One of Poulenc's first works to be imbued with deep religious feeling, the Organ Concerto is also in part a requiem for fellow-composer Pierre-Octave Ferroud, whose decapitation in a car accident haunted Poulenc for years. Perhaps part of the emotional charge in this towering intepretation was due to the fact that the orchestra had lost one of the Järvis in its ranks, cellist Teet, commemorated in an earlier concert. Its disposition always changes, and you might have thought that the absence due to family commitments this year of leader Florian Donderer and his fellow front-desker Triin Ruubel (Kart's twin) might have changed things. But with Baker and another born leader, Latvian Marta Spārniņa, the trademark depth and flexibility of this towering string section was as strong as ever. Baker even lent a metaphysical dimension in his solo to the orchestra's most popular encore, Lepo Sumera's Waltz for the animated film Spring Fly, led as always by Hunt's teasing clarinet. The creative Heinoja had played his own delightful transcription of it as encore the previous evening.The ultimate test was a true festival candidate, Beethoven's Seventh Symphony (pictured above by Kaupo Kikkas). Paavo's was a radical reinvention which might have felt contrived had the orchestra not gone with his every adaptation. The dynamics aren't just huge in range, from brilliant fortissimos to ppppp; they can change in colour on a note.
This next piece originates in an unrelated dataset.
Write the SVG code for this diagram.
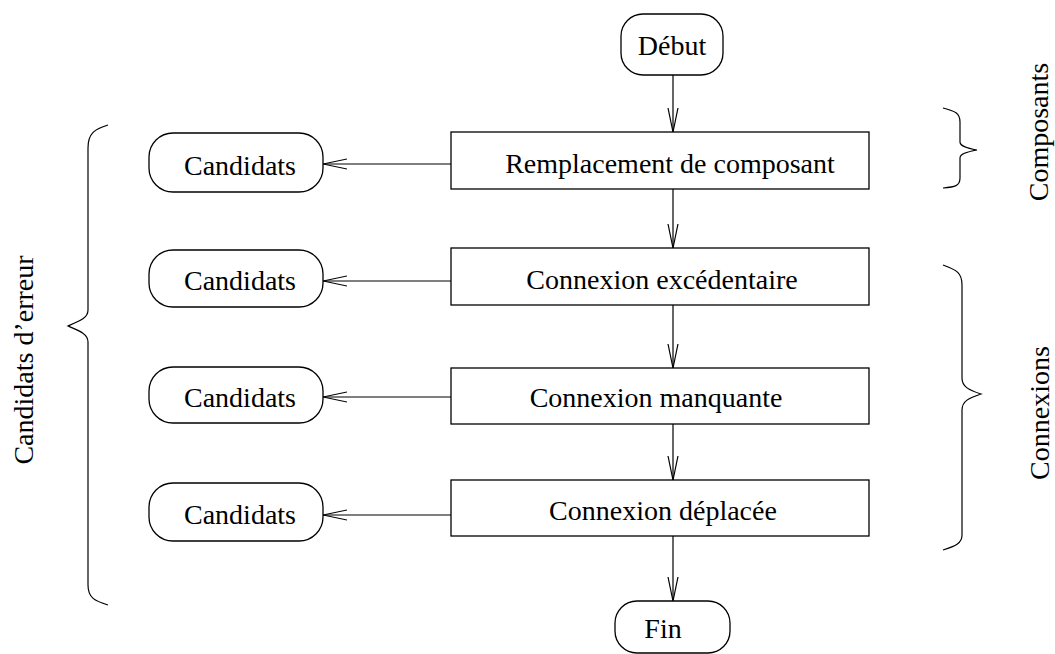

And the silences can be held, so while allegedly this was 30 per cent faster than in rehearsal, it never felt rushed to me. Adrenalin charges were bracketed by more spacious sequences; but of course the final charge was thrilling, and the audience rose to its feet almost immediately. The feeling of elation lasted.
Though that was my last concert, I did manage to catch the unsurpassable Vilde Frang rehearsing the slow movement of Beethoven's Violin Concerto with the orchestra. The same magic: well-timed held pauses, everyone, especially the soloist, listening to each other to make chamber music writ large and play softly together. A brief catching of the first choral blaze in Credo, and I was out of the hall at 1.30pm for the drive to Tallinn Airport. Since then I've caught up on other events on Pärnu Music Festival TV, and you can watch them too. Don't miss a supple-sensuous Stravinsky Firebird Suite, the "Khorovod" an ultimate gift to one of the world's most personable woodwind sections, and Estonian Kalev Kuljus as soloist in Tüür's baffling but absorbing Oboe Concerto (and an exquisite Bach encore). I'll carry with me as always the visions of the beach (pictured above on a final morning walk and dip), the bird reserves, the dunes, the river; but the audible memory has gone even deeper.